Undetectable malware? Great.
deicist
Manchester, UK
According to This article from Eweek, a prominent security researcher has come up with a proof of concept for the next generation of malware. This software, called 'blue pill' installs itself as a virtual environment and runs your OS as a virtual machine. The elegant thing about this approach is that it relys on all those fancy new Virtualization technologies to work properly. The only way it can possibly be detected if is there's a flaw in the underlying virtualization technology. Nice huh?
0
Comments
But then I have to ask, how the hell would it do that anyway? That would be the equivilant of a virus installing a new OS to run your OS. When was the last time you had a Virus install an OS? It's not quite as simple as a rogue IE ActiveX control.
From what I understand the new virtualization technologies in AMDs new chips make it almost trivial to move your OS to a virtual system, that's pretty much what they're there for.
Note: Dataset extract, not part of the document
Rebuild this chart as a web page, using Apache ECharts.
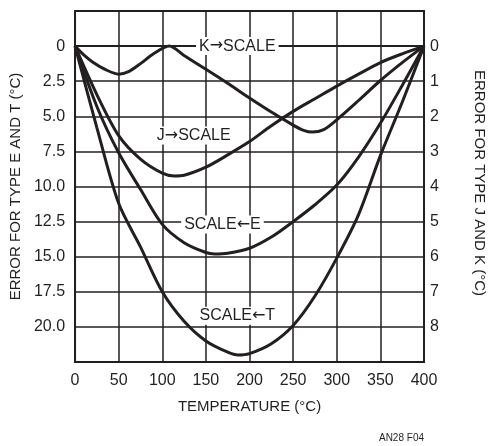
<!DOCTYPE html>
<html>
<head>
<meta charset="utf-8">
<script src="https://cdn.jsdelivr.net/npm/echarts@6/dist/echarts.min.js"></script>
<style>
html, body { margin: 0; padding: 0; background: #fff; }
#chart { width: 488px; height: 446px; }
</style>
</head>
<body>
<div id="chart"></div>
<script>
// type E and T errors, left axis (°C)
var tempE = [0, 25, 50, 75, 100, 125, 150, 160, 175, 200, 225, 250, 275, 300, 325, 350, 375, 400];
var errE  = [0, 4.3, 7.6, 10.2, 12.7, 14.0, 14.7, 14.8, 14.75, 14.4, 13.6, 12.5, 11.3, 9.9, 7.9, 5.5, 2.8, 0];

var tempT = [0, 25, 50, 75, 100, 125, 150, 175, 187, 200, 225, 250, 275, 300, 325, 350, 375, 400];
var errT  = [0, 5.8, 11.2, 14.3, 17.5, 19.6, 21.0, 21.8, 22.0, 21.9, 21.2, 19.9, 17.8, 15.1, 12.0, 7.8, 4.0, 0];

// type J and K errors, right axis (°C)
var tempJ = [0, 25, 50, 75, 100, 114, 125, 150, 175, 200, 225, 250, 275, 300, 325, 350, 375, 400];
var errJ  = [0, 1.38, 2.55, 3.22, 3.62, 3.7, 3.68, 3.45, 3.1, 2.72, 2.27, 1.86, 1.5, 1.14, 0.8, 0.47, 0.22, 0];

var tempK = [0, 10, 20, 35, 50, 62, 75, 90, 108, 125, 150, 175, 200, 225, 250, 262, 272, 285, 300, 325, 350, 375, 400];
var errK  = [0, 0.25, 0.45, 0.67, 0.8, 0.72, 0.5, 0.22, 0, 0.27, 0.66, 1.06, 1.48, 1.88, 2.25, 2.4, 2.45, 2.38, 2.1, 1.55, 0.98, 0.47, 0];

// curve labels: [before arrow, arrow, after arrow, temperature, error]
var labelK = ['K', '\u2192', 'SCALE', 186, 0];
var labelJ = ['J', '\u2192', 'SCALE', 136, 2.55];
var labelE = ['SCALE', '\u2190', 'E', 169, 12.7];
var labelT = ['SCALE', '\u2190', 'T', 186, 19.2];

var ink = '#231f20';
var font = "'Liberation Sans', Arial, sans-serif";

function pairs(xs, ys) {
    return xs.map(function (x, i) { return [x, ys[i]]; });
}

function curveLabel(lab) {
    return {
        symbol: 'rect',
        symbolSize: 1,
        itemStyle: { color: 'rgba(0,0,0,0)' },
        data: [{
            coord: [lab[3], lab[4]],
            label: {
                show: true,
                position: 'inside',
                formatter: lab[0] + '{a|' + lab[1] + '}' + lab[2],
                color: ink,
                fontFamily: font,
                fontSize: 16,
                backgroundColor: '#fff',
                padding: [1, 3],
                rich: {
                    a: { fontFamily: "'DejaVu Sans'", fontSize: 16, color: ink }
                }
            }
        }]
    };
}

function curve(name, xs, ys, axis, lab) {
    return {
        name: name,
        type: 'line',
        yAxisIndex: axis,
        data: pairs(xs, ys),
        smooth: 0.3,
        showSymbol: false,
        lineStyle: { color: ink, width: 3 },
        markPoint: curveLabel(lab),
        z: 3
    };
}

var chart = echarts.init(document.getElementById('chart'));

var option = {
    animation: false,
    grid: {
        left: 73, right: 64, top: 11, bottom: 84,
        show: true, borderColor: ink, borderWidth: 2
    },
    xAxis: {
        type: 'value',
        min: 0, max: 400, interval: 50,
        axisLine: { show: true, lineStyle: { color: ink, width: 2 } },
        axisTick: { show: false },
        splitLine: { show: true, lineStyle: { color: ink, width: 1.5 } },
        axisLabel: { color: ink, fontFamily: font, fontSize: 16, margin: 11 },
        name: 'TEMPERATURE (°C)',
        nameLocation: 'middle',
        nameGap: 37,
        nameTextStyle: { color: ink, fontFamily: font, fontSize: 15 }
    },
    yAxis: [
        {
            type: 'value',
            inverse: true,
            min: -2.5, max: 22.5, interval: 2.5,
            position: 'left',
            axisLine: { show: true, lineStyle: { color: ink, width: 2 } },
            axisTick: { show: false },
            splitLine: { show: true, lineStyle: { color: ink, width: 1.5 } },
            axisLabel: {
                color: ink, fontFamily: font, fontSize: 16, margin: 10,
                formatter: function (v) {
                    if (v < 0 || v > 20.01) return '';
                    return v === 0 ? '0' : v.toFixed(1);
                }
            },
            name: 'ERROR FOR TYPE E AND T (°C)',
            nameLocation: 'middle',
            nameGap: 48,
            nameTextStyle: { color: ink, fontFamily: font, fontSize: 15 }
        },
        {
            type: 'value',
            inverse: true,
            min: -1, max: 9, interval: 1,
            position: 'right',
            axisLine: { show: true, lineStyle: { color: ink, width: 2 } },
            axisTick: { show: false },
            splitLine: { show: false },
            axisLabel: {
                color: ink, fontFamily: font, fontSize: 16, margin: 6,
                formatter: function (v) {
                    return (v < 0 || v > 8) ? '' : String(v);
                }
            }
        }
    ],
    graphic: [
        {
            type: 'text',
            x: 479, y: 183,
            rotation: -Math.PI / 2,
            style: {
                text: 'ERROR FOR TYPE J AND K (°C)',
                fill: ink, font: "15px 'Liberation Sans', Arial, sans-serif",
                align: 'center', verticalAlign: 'middle'
            }
        },
        {
            type: 'text',
            right: 64, bottom: 3,
            style: {
                text: 'AN28 F04',
                fill: ink, font: "10px 'Liberation Sans', Arial, sans-serif"
            }
        }
    ],
    series: [
        curve('K', tempK, errK, 1, labelK),
        curve('J', tempJ, errJ, 1, labelJ),
        curve('E', tempE, errE, 0, labelE),
        curve('T', tempT, errT, 0, labelT)
    ]
};

chart.setOption(option);
</script>
</body>
</html>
Also, the virtualization isn't like an emulator, there's almost no performance hit again thanks to the new virtualization technologies. If you think virus writers aren't going to have the skill / time to exploit this then you seriously underestimate them.
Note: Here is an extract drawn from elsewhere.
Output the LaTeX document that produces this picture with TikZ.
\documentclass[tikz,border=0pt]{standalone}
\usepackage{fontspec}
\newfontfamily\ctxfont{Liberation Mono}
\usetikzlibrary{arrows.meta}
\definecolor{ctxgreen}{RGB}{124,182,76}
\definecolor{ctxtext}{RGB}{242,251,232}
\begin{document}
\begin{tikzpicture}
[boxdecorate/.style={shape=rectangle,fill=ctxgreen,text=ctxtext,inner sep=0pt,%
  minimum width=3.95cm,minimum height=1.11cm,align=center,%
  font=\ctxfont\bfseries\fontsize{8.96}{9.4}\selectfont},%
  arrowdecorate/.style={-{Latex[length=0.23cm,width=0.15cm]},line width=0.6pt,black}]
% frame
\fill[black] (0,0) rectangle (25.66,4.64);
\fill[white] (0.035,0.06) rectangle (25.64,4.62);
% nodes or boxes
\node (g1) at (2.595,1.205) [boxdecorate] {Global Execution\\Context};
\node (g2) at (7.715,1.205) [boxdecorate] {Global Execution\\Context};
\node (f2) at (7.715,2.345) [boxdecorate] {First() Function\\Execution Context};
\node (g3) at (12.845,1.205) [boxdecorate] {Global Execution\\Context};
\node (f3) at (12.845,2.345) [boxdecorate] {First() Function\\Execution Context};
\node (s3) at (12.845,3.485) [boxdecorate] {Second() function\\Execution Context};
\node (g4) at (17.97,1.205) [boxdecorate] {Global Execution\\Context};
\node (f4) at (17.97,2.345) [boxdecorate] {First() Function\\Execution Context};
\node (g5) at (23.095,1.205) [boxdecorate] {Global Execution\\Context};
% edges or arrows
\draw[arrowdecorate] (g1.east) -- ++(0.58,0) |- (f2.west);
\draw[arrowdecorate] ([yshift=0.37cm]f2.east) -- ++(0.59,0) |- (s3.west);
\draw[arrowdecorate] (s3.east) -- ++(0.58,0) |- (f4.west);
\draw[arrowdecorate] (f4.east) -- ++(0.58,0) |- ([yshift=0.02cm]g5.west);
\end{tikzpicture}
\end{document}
no, the 15 year olds are just learning. I always thought it was the 35 year old still living at home, or the older software engineer that had a bad week at work and was pissed.:p
I was unawar entire firms were writing these malicious programs now. I think me and my AR-10 may pay a visit to Virii Corp in china if I get one of these little nasties.;) (j/k)
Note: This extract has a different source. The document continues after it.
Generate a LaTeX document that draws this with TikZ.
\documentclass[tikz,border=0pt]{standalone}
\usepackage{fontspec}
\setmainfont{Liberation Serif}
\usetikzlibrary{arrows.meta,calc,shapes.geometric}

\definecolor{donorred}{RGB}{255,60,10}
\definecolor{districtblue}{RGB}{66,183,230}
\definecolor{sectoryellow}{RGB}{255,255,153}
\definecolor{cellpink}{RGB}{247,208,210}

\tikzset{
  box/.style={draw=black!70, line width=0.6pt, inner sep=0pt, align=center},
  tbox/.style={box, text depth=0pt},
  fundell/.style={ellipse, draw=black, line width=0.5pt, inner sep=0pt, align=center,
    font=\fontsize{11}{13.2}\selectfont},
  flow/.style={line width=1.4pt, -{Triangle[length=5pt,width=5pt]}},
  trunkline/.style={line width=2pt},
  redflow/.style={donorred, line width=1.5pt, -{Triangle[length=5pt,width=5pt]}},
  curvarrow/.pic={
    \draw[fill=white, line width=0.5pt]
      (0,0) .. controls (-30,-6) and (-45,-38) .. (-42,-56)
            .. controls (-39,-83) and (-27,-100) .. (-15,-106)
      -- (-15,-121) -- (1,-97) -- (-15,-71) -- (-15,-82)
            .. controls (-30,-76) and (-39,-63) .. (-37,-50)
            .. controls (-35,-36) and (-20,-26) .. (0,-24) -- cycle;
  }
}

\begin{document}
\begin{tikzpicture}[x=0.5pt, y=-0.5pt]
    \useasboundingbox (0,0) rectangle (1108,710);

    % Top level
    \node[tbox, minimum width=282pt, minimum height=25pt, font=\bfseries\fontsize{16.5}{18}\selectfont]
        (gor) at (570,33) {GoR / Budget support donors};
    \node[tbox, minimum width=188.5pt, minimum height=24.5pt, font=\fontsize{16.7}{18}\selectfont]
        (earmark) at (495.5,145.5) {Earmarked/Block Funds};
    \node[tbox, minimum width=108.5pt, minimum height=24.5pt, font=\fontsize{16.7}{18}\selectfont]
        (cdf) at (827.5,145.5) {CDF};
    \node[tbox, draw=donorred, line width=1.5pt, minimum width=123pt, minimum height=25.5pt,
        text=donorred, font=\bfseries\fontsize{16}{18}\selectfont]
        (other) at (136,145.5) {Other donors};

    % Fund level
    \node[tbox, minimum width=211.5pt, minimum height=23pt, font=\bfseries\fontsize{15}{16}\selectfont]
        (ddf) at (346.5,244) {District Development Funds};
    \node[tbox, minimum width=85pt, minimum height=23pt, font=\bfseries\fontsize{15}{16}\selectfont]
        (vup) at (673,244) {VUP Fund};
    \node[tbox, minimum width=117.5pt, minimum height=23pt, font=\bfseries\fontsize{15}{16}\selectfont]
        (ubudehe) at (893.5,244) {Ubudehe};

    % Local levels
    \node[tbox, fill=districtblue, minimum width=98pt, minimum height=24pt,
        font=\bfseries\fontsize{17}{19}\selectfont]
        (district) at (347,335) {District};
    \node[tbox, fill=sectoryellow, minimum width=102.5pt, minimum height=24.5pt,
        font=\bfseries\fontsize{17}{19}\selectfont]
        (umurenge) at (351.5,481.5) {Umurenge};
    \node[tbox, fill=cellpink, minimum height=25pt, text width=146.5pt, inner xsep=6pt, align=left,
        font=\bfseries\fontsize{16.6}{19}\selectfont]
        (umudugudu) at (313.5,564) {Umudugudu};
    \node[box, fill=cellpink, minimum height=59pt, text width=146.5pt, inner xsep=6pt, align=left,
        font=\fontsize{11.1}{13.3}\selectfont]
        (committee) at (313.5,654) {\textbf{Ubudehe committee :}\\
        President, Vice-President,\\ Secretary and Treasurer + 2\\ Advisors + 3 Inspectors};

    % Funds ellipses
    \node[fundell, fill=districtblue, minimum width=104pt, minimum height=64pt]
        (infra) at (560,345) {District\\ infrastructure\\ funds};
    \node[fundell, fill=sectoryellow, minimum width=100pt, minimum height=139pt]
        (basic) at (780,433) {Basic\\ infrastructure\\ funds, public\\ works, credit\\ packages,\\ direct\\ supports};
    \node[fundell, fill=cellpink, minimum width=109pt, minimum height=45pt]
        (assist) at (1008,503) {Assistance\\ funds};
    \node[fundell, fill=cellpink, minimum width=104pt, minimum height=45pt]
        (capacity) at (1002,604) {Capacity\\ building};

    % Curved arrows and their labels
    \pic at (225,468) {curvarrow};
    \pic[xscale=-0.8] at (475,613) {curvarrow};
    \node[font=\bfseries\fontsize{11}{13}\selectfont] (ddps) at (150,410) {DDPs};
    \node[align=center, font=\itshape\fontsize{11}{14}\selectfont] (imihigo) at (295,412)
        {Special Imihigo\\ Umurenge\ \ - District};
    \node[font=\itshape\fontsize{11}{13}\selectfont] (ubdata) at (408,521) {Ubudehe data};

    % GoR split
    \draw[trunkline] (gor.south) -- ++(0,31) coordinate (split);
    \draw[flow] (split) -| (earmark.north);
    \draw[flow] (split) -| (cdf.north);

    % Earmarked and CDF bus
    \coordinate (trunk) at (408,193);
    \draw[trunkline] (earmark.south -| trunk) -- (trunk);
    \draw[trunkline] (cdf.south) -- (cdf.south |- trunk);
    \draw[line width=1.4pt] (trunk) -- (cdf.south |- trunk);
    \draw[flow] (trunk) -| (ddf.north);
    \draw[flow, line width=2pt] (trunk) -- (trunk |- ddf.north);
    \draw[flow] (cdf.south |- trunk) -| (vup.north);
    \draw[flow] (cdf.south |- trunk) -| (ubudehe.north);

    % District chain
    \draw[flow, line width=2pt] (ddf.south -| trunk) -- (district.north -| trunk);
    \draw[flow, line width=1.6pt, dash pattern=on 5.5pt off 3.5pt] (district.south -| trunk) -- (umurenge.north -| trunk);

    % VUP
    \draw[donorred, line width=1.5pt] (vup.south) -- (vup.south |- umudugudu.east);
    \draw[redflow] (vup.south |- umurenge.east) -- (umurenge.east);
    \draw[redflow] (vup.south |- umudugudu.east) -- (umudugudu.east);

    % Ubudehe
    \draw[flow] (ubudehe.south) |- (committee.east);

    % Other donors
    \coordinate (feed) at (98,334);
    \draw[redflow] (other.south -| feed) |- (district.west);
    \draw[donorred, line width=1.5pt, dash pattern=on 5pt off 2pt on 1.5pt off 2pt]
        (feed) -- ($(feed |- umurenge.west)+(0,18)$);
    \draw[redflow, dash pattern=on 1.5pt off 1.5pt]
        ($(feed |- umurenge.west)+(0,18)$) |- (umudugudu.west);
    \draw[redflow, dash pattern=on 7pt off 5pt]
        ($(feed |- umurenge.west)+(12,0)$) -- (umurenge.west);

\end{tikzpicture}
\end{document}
Gah, stop it. It's Viruses, not Virii.
So the Latin word didn't have a plural and even if it had, it wouldn't have been Virii.
That's not true, I've been looking at benchmarks of OSs running on Xen using hardware virtualisation and there IS a performance decrease. It's only small but it's still a decrease.
Sorry oh great one, I did not mean to offend
I thought Xen was an opensource software hypervisor, which hardware virtualisation are you referring to? Links?
edit: Sorry, I see Xen supports intel's Virtualization technology... still, links?
Can't remember to be honest, I think it may have been Xens site itself. It was while on a topic about general VMing.
linkage
The virtualisation offered by the likes of VMware and Xen is something called 'paravirtualization' in which the hardware abstract offered to the guest operating systems is different from the underlying physical hardware to resolve timing and other issues which stem from the fact that the x86 architecture was never designed for virtualization. The new hardware approach that AMD and INtel are going for offers full virtualization, the hardware itself is VM aware and thus the performance overhead is much smaller than a software approach. In fact, from what I've read when you install an OS on one of the new chips the OS is pretty much running as a virtual machine anyway, it's a step above the software virtualization we've seen in the past. Of course I could be reading it wrong.